Debt restructuring was a much more difficult task, because the European Central Bank, a key creditor, was against asking financial institutions to accept losses on sovereign bonds so soon after they had been bailed out of losses to American banks. Germany was also against restructuring because it feared that once Greece had abrogated its sovereign signature, markets would bet on other weak Eurozone economies doing the same. Soon, the entire Eurozone would be under attack.
That attack came anyway. From the summer of 2010 to the summer of 2011, as Papaconstantinou and his Eurozone colleagues fruitlessly tossed responsibility for the Eurozone’s falling credibility across the table, first Ireland, then Portugal had to be bailed out. The Eurozone had to act as one, Papaconstantinou argued, with wealthier members effectively underwriting poorer ones. Time and again he was sent away with instructions to slash expenditures further and find new sources of revenue. In the absence of a fiscal union that would enable wealth transfers from stronger members, it was Greece that would have had to convince markets that its word was its bond.
Yet Greece was not in a position to convince anyone that its heart was either in reform or fiscal frugality, because a powerful conservative opposition pledged to overturn austerity policies as soon as it came to power. Trapped between this and a Eurozone that could offer markets no further reassurance, the socialists were doomed. Prime Minister George Papandreou abdicated in favour of a former central banker whom the conservatives would also back. An ensuing conservative administration would succumb after 30 months of austerity. The ruling leftwing Syriza party, which rose on a platform as unrealistic or insincere as Samaras’ to rid Greece of austerity, is also floundering. Anyone might think that Greek politicians would eventually learn that unilateralism didn’t work, but they never did.
Papaconstantinou apportions blame to himself for not doing more sooner to cut the extraordinary waste of the Greek state; to the Greek political system for its opportunism and complete lack of responsibility; and to his own government for allowing him to shoulder the political cost almost alone.
Greece’s psychoses have undeniably played the biggest part in keeping the country a briar patch for investors. But Greece’s “reluctant rescuers”, as Papaconstantinou calls the Eurozone’s leaders, played their part, too. France’s president, Nicholas Sarkozy, set a positive initial tone in March 2010, saying, “If Greece needs our help, we will be there.” But Germany wasn’t going to allow France to run the Eurozone.
“The lesson we learned to our cost,” says Papaconstantinou, “was that nothing mattered much until Berlin made up its mind; and until it convinced everyone else to follow suit – on its terms.” German hegemony meant that the silver bullet of federal bonds was off the table. Greece’s first bailout was conceived as a series of bilateral loans with other Eurozone members. It meant that when a permanent rescue fund for distressed Eurozone governments was finally agreed to in late 2010, it drew the line at protecting private bondholders. This re-triggered market runs on not only Greek but also Irish and Portuguese bonds, eventually forcing those countries off the market and into bailout loans.

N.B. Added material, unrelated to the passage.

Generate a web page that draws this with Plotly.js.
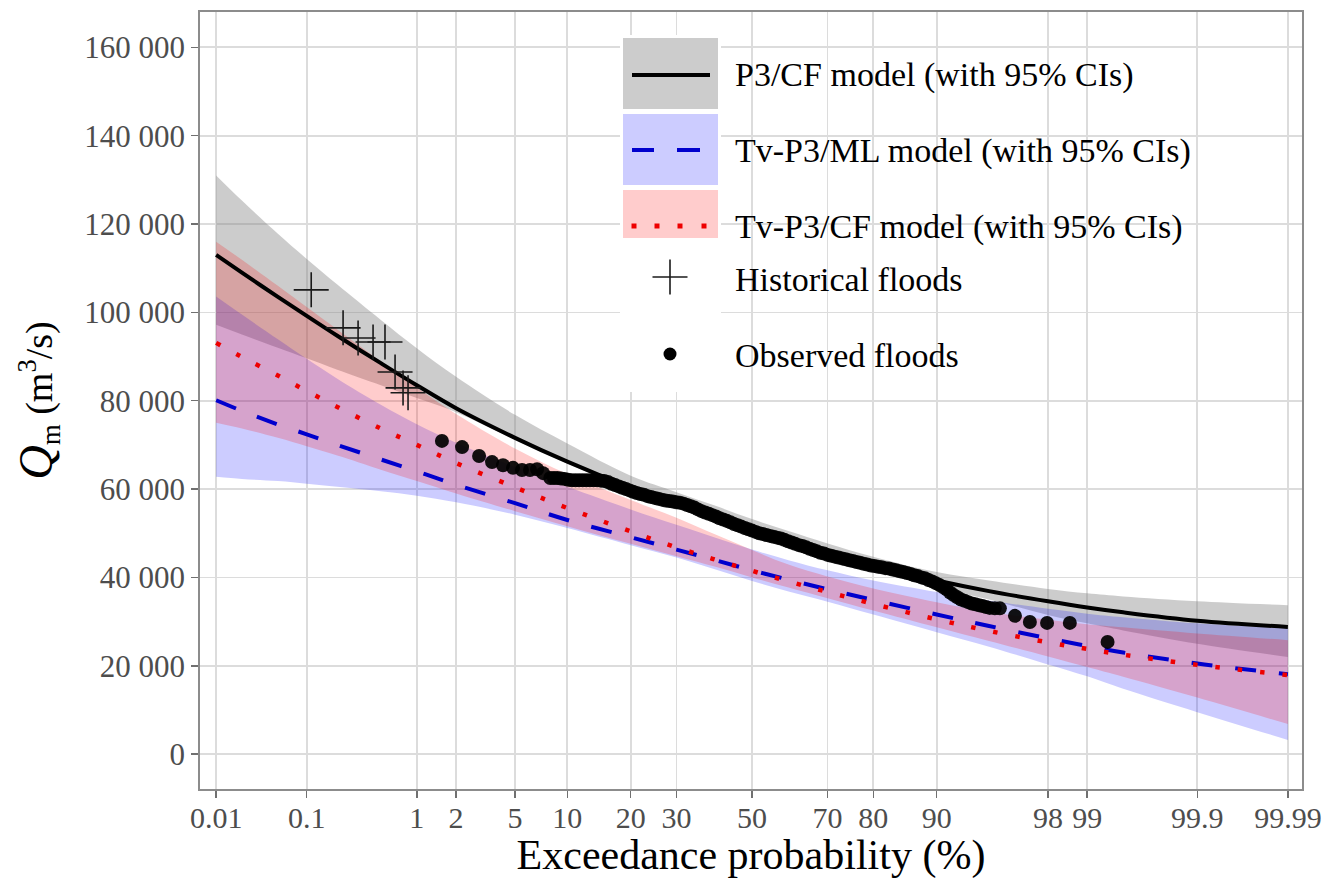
<!DOCTYPE html>
<html>
<head>
<meta charset="utf-8">
<script src="https://cdn.plot.ly/plotly-3.0.1.min.js"></script>
<style>html,body{margin:0;padding:0;background:#fff;}#chart{width:1341px;height:879px;}</style>
</head>
<body>
<div id="chart"></div>
<script>
// ---------------- data (exceedance probability in %) ----------------
const PROB = [0.01,0.02,0.05,0.1,0.2,0.5,1,2,5,10,20,30,40,50,60,70,80,90,95,98,99,99.5,99.9,99.99];

const P3CF_MID = [113000,109000,103500,99200,94700,88500,83500,78300,71600,66200,60300,56500,53400,50700,48100,45500,42700,39300,36900,34600,33200,32100,30200,28800];
const P3CF_UP  = [131000,125300,117800,112100,106300,98300,91900,85400,76800,70300,63000,59300,56200,53200,50500,47700,44700,41200,39300,37400,36400,35700,34600,33700];
const P3CF_LO  = [97200,95000,92000,89600,87000,83500,80600,77400,71200,65800,59900,56100,53000,50200,47400,44600,41600,37800,35000,31500,29600,28000,25000,22000];

const TVML_MID = [80100,77700,74600,72400,70000,66700,64000,61000,56800,53000,49100,46300,43900,41600,39500,37300,34900,31600,29000,26200,24500,23000,20500,18100];
const TVML_UP  = [103600,99500,93900,89500,85000,79100,74700,70500,65000,60500,55400,51900,49000,46300,43900,41600,39300,36700,34800,32900,31800,31000,29600,28500];
const TVML_LO  = [62800,62300,61800,61200,60500,59500,58500,57000,54200,51200,47300,44500,41800,39200,36800,34500,31600,27600,24300,20300,17600,14800,9500,3200];

const TVCF_MID = [93100,89900,85700,82200,78600,73700,70000,65900,60400,55700,50400,46800,44000,41500,39100,36700,34000,30500,27900,25300,23800,22500,20200,17900];
const TVCF_UP  = [116000,111900,106000,101200,96100,88900,83000,77000,69200,63400,57500,53500,49700,46200,42900,40200,37500,34400,32200,30400,29400,28700,27300,25800];
const TVCF_LO  = [75000,73700,71600,69700,67600,64400,61800,59000,55000,51600,47600,44800,42400,40000,37700,35300,32500,28700,25600,22100,19700,17500,12800,6800];

const HIST_P = [0.111,0.227,0.313,0.427,0.543,0.662,0.772,0.849];
const HIST_Q = [105100,96500,94200,93300,93300,86500,82900,81800];

const OBS_P = [1.57,2.21,2.91,3.56,4.20,4.86,5.52,6.17,6.79,7.35,
  8.08,8.46,8.85,9.26,9.68,10.11,10.56,11.03,11.51,12.00,12.51,13.03,13.57,14.12,14.69,15.27,15.87,16.48,17.11,17.75,
  18.41,19.08,19.77,20.47,21.19,21.92,22.66,23.42,24.20,24.98,25.78,26.60,27.43,28.27,29.12,29.98,30.85,31.74,32.64,33.54,
  34.46,35.38,36.32,37.26,38.21,39.17,40.13,41.10,42.07,43.05,44.04,45.03,46.02,47.01,48.01,49.00,50.00,51.00,51.99,52.99,
  53.98,54.97,55.96,56.95,57.93,58.90,59.87,60.83,61.79,62.74,63.68,64.62,65.54,66.46,67.36,68.26,69.15,70.02,70.88,71.73,
  72.57,73.40,74.22,75.02,75.80,76.58,77.34,78.08,78.81,79.53,80.23,80.92,81.59,82.25,82.89,83.52,84.13,84.73,85.31,85.88,
  86.43,86.97,87.49,88.00,88.49,88.97,89.44,89.89,90.32,90.74,91.15,91.54,91.92,92.29,92.65,92.99,93.32,93.64,93.94,94.24,
  94.52,94.79,95.05,95.40,95.73,96.60,97.31,97.97,98.63,99.32];
const OBS_Q = [70900,69500,67500,66100,65400,64800,64300,64300,64500,63600,
  62500,62500,62500,62400,62300,62100,62000,62000,62000,62000,62000,62000,62000,62000,61900,61800,61600,61200,60900,60600,
  60300,60000,59700,59400,59100,58900,58700,58400,58200,58000,57800,57600,57400,57300,57200,57000,56900,56700,56400,56100,
  55800,55400,55000,54700,54400,54100,53800,53400,53100,52800,52500,52100,51800,51500,51200,50900,50600,50300,50000,49800,
  49600,49400,49200,49000,48800,48500,48200,47900,47600,47300,47100,46800,46500,46200,45900,45600,45400,45100,44900,44700,
  44500,44300,44100,43900,43700,43500,43300,43100,42900,42700,42600,42400,42300,42100,42000,41800,41600,41400,41200,41000,
  40800,40500,40300,40000,39800,39400,39100,38700,38300,37800,37300,36600,36000,35500,35000,34700,34400,34100,33900,33700,
  33500,33300,33100,33000,33000,31300,29900,29700,29700,25400];

const X_TICKS = [0.01,0.1,1,2,5,10,20,30,50,70,80,90,98,99,99.9,99.99];
const X_LABELS = ['0.01','0.1','1','2','5','10','20','30','50','70','80','90','98','99','99.9','99.99'];
const Y_TICKS = [0,20000,40000,60000,80000,100000,120000,140000,160000];
const Y_LABELS = ['0','20 000','40 000','60 000','80 000','100 000','120 000','140 000','160 000'];

const LEGEND_LABELS = ['P3/CF model (with 95% CIs)','Tv-P3/ML model (with 95% CIs)','Tv-P3/CF model (with 95% CIs)','Historical floods','Observed floods'];

// ---------------- normal probability scale ----------------
function qnorm(p){
  const a=[-3.969683028665376e+01,2.209460984245205e+02,-2.759285104469687e+02,1.383577518672690e+02,-3.066479806614716e+01,2.506628277459239e+00];
  const b=[-5.447609879822406e+01,1.615858368580409e+02,-1.556989798598866e+02,6.680131188771972e+01,-1.328068155288572e+01];
  const c=[-7.784894002430293e-03,-3.223964580411365e-01,-2.400758277161838e+00,-2.549732539343734e+00,4.374664141464968e+00,2.938163982698783e+00];
  const d=[7.784695709041462e-03,3.224671290700398e-01,2.445134137142996e+00,3.754408661907416e+00];
  const pl=0.02425, ph=1-pl; let q,r;
  if(p<pl){q=Math.sqrt(-2*Math.log(p));return (((((c[0]*q+c[1])*q+c[2])*q+c[3])*q+c[4])*q+c[5])/((((d[0]*q+d[1])*q+d[2])*q+d[3])*q+1);}
  if(p<=ph){q=p-0.5;r=q*q;return (((((a[0]*r+a[1])*r+a[2])*r+a[3])*r+a[4])*r+a[5])*q/(((((b[0]*r+b[1])*r+b[2])*r+b[3])*r+b[4])*r+1);}
  q=Math.sqrt(-2*Math.log(1-p));
  return -(((((c[0]*q+c[1])*q+c[2])*q+c[3])*q+c[4])*q+c[5])/((((d[0]*q+d[1])*q+d[2])*q+d[3])*q+1);
}
const Z = arr => arr.map(p => qnorm(p/100));

const zP = Z(PROB);
const FONT = 'Liberation Serif, Times New Roman, serif';
const GREY_FILL = 'rgba(127,127,127,0.4)';
const BLUE_FILL = 'rgba(0,0,255,0.2)';
const RED_FILL = 'rgba(255,0,0,0.2)';
const BLUE_LINE = 'rgb(0,0,205)';
const RED_LINE = '#ee0000';
const SM = {shape:'spline', smoothing:1};

function band(lo, up, fill){
  return [
    {x: zP, y: lo, mode:'lines', line:Object.assign({width:0}, SM), hoverinfo:'skip', showlegend:false},
    {x: zP, y: up, mode:'lines', line:Object.assign({width:0}, SM), fill:'tonexty', fillcolor:fill, hoverinfo:'skip', showlegend:false}
  ];
}

const traces = [
  ...band(P3CF_LO, P3CF_UP, GREY_FILL),
  ...band(TVML_LO, TVML_UP, BLUE_FILL),
  ...band(TVCF_LO, TVCF_UP, RED_FILL),
  {x: zP, y: P3CF_MID, mode:'lines', line:Object.assign({color:'#000', width:4}, SM), name: LEGEND_LABELS[0], showlegend:false},
  {x: zP, y: TVML_MID, mode:'lines', line:Object.assign({color:BLUE_LINE, width:4, dash:'21px,23px'}, SM), name: LEGEND_LABELS[1], showlegend:false},
  {x: zP, y: TVCF_MID, mode:'lines', line:Object.assign({color:RED_LINE, width:4.5, dash:'4.5px,18px'}, SM), name: LEGEND_LABELS[2], showlegend:false},
  {x: Z(HIST_P), y: HIST_Q, mode:'markers', marker:{symbol:'cross-thin', size:25, line:{width:1.6, color:'#1a1a1a'}}, name: LEGEND_LABELS[3], showlegend:false},
  {x: Z(OBS_P), y: OBS_Q, mode:'markers', marker:{symbol:'circle', size:14, color:'rgba(0,0,0,0.92)', line:{width:0}}, name: LEGEND_LABELS[4], showlegend:false}
];

// ---------------- layout ----------------
const L = 200, R = 1302, T = 12, B = 789;
const px = v => (v - L) / (R - L);
const py = v => (B - v) / (B - T);

const shapes = [
  {type:'rect', xref:'paper', yref:'paper', x0:px(620), x1:px(721), y0:py(392), y1:py(35), fillcolor:'#fff', line:{width:0}, layer:'above'},
  {type:'rect', xref:'paper', yref:'paper', x0:px(623), x1:px(718), y0:py(109), y1:py(38), fillcolor:'rgb(204,204,204)', line:{width:0}, layer:'above'},
  {type:'line', xref:'paper', yref:'paper', x0:px(632), x1:px(710), y0:py(75), y1:py(75), line:{color:'#000', width:4}, layer:'above'},
  {type:'rect', xref:'paper', yref:'paper', x0:px(623), x1:px(718), y0:py(185), y1:py(114), fillcolor:'rgb(204,204,255)', line:{width:0}, layer:'above'},
  {type:'line', xref:'paper', yref:'paper', x0:px(632), x1:px(654), y0:py(150), y1:py(150), line:{color:BLUE_LINE, width:4}, layer:'above'},
  {type:'line', xref:'paper', yref:'paper', x0:px(677), x1:px(700), y0:py(150), y1:py(150), line:{color:BLUE_LINE, width:4}, layer:'above'},
  {type:'rect', xref:'paper', yref:'paper', x0:px(623), x1:px(718), y0:py(238), y1:py(190), fillcolor:'rgb(255,204,204)', line:{width:0}, layer:'above'},
  ...[634,657,680,704].map(c => ({type:'rect', xref:'paper', yref:'paper', x0:px(c-2.5), x1:px(c+2.5), y0:py(228.5), y1:py(223.5), fillcolor:RED_LINE, line:{width:0}, layer:'above'})),
  {type:'line', xref:'paper', yref:'paper', x0:px(652.5), x1:px(687.5), y0:py(277), y1:py(277), line:{color:'#1a1a1a', width:1.6}, layer:'above'},
  {type:'line', xref:'paper', yref:'paper', x0:px(670), x1:px(670), y0:py(294.5), y1:py(259.5), line:{color:'#1a1a1a', width:1.6}, layer:'above'},
  {type:'circle', xref:'paper', yref:'paper', x0:px(663.5), x1:px(676.5), y0:py(360.5), y1:py(347.5), fillcolor:'#000', line:{width:0}, layer:'above'}
];

const legendY = [75, 151, 227, 279, 355];
const annotations = LEGEND_LABELS.map((t, i) => ({
  text: t, xref:'paper', yref:'paper', x: px(733), y: py(legendY[i]), xanchor:'left', yanchor:'middle',
  showarrow:false, font:{family:FONT, size:34, color:'#000'}
}));

const layout = {
  width:1341, height:879,
  margin:{l:L, r:1341-R, t:T, b:879-B, pad:0},
  paper_bgcolor:'#fff', plot_bgcolor:'#fff',
  font:{family:FONT, color:'#000'},
  showlegend:false,
  xaxis:{
    range:[-3.831, 3.817], tickvals: Z(X_TICKS), ticktext: X_LABELS,
    showgrid:true, gridcolor:'#dcdcdc', gridwidth:1.7, zeroline:false,
    showline:true, mirror:true, linecolor:'#8c8c8c', linewidth:1.7,
    ticks:'outside', ticklen:7, tickwidth:1.5, tickcolor:'#707070',
    ticklabelstandoff:-6,
    tickfont:{family:FONT, size:30, color:'#4d4d4d'},
    title:{text:'Exceedance probability (%)', font:{family:FONT, size:42, color:'#000'}, standoff:8}
  },
  yaxis:{
    range:[-7900, 168000], tickvals: Y_TICKS, ticktext: Y_LABELS,
    showgrid:true, gridcolor:'#dcdcdc', gridwidth:1.7, zeroline:false,
    showline:true, mirror:true, linecolor:'#8c8c8c', linewidth:1.7,
    ticks:'outside', ticklen:7, tickwidth:1.5, tickcolor:'#707070',
    tickfont:{family:FONT, size:31, color:'#4d4d4d'},
    title:{text:'<span style="font-size:48px"><i>Q</i></span><sub>m</sub> (m<sup>3</sup>/s)', font:{family:FONT, size:38, color:'#000'}, standoff:20}
  },
  shapes: shapes,
  annotations: annotations
};

Plotly.newPlot('chart', traces, layout, {displayModeBar:false, staticPlot:true});
</script>
</body>
</html>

The folly of this policy was demonstrated in 2012, when private holders of Greek debt were forced to accept losses of more than 50 percent on €100bn in bonds. Unfortunately, most of that debt was owned by Greek banks, Greek pension funds and Greek universities – not the rash hedge fund speculators and investment bankers Merkel was trying to hold accountable. The write-down crippled them, forcing the Greek government to borrow more to bail them out and adding to an already unsustainable debt. Finally, Germany’s power of veto on the rest of the Eurozone has meant that debt rescheduling for Greece remains off the table even now, despite repeated promises to the contrary.
Game Over exposes Greek politicians’ hubris in believing they could use a national crisis for political gain; but it also lays bare a Eurozone driven by markets and a northern bloc of competitive economies making sure they lost none of their advantage to the south.